7 things that happened after I implemented Standards Based Grading
It has been 8th months since I’ve fully implementing Standards Based Grading (SBG) in my math classroom and, while skeptical at first, I’ve come to realize that my students are achieving more then before. I’ve noticed quite a few changes in not only my thinking but in the overall aspects of my class. The 7 things I have noticed:
- The quality of work has increased. Make no doubt, I still give classwork. So what’s changed? I don’t grade or collect a single piece of it. I do give valuable feedback to students as I walk around the class checking on their work but I have noticed something profound. When you take grades out of the equation of classwork, the quality of work increases. I know it’s hard to believe but it follows the theory in Daniel Pink’s book on motivation, “Drive.” He states that when you make a person’s salary high enough where it no longer becomes a factor in their job, the quality of work increased because the employee never worries about doing work for pay. They do work because they are intrinsically motivated. I find the same to be true with my students. Now that grades are no longer a factor, students don’t fret over earning that grade on each piece of work. They work because they know it’s important. It’s a profound discovery I have seen first hand and one I never would have believed had I not seen it within my own classroom.

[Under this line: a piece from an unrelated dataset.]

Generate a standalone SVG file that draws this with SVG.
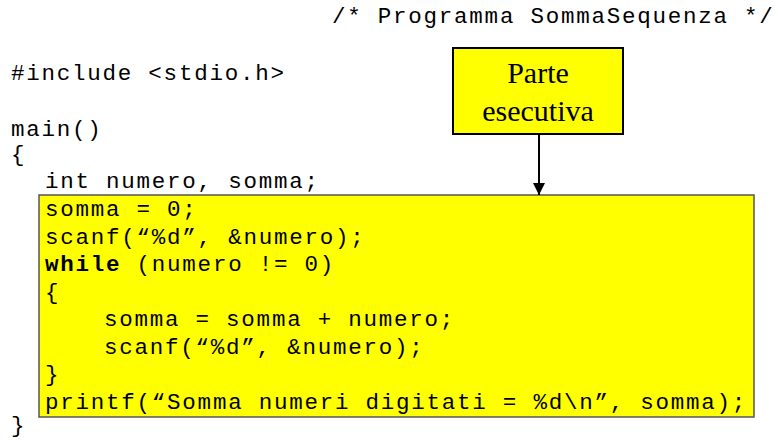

Here’s an example: (Remember again that I don’t grade this or even collect it.)
- Students have changed their language. Students no longer strive for the grade. They are never saying, “What can I do to get an, ‘A’?” I now here students tell me, “I need to reassess on the standard 7.G.4 because I need help finding the circumference of a circle.” Students know the concepts in which they need to improve upon.
- I was held accountable for knowing my standards. I am a math nerd. I know math quite well and I have always worked with standards. I thought I knew my standards well…and I did but not to the extent I needed to. When writing assessments I had to be flawless in writing questions that met the standards. It helped me to delve into my standards even farther to truly understand them.
- Grading was less subjective. With nothing factored into a grade other than content, I was no longer falsifying the grades I gave. The grade was a reflection of what the student(s) know. I grade all of my summative assessments based solely on the standards and whether or not students have mastered those standards.
- Students look at the feedback. When I put a grade at the top of the paper, students never looked at the feedback I wrote on their work as much as I had hoped. They were fixated on the grade. Once that percent and grade disappeared they started to read the feedback I gave.
- The busy work is gone. I actually feel at times like I have cheated the system that we call, “the game of school” but I no longer have hours upon hours of busy work. No longer do I have homework to grade, collect, record and pass back. It simply has disappeared. I now spend the time I used to spend grading endless amounts of work creating more meaningful lessons, videos and assessments.
- The grades now have meaning. The grades students earn are now a true reflection of what they knew. Simply put… they are now valid.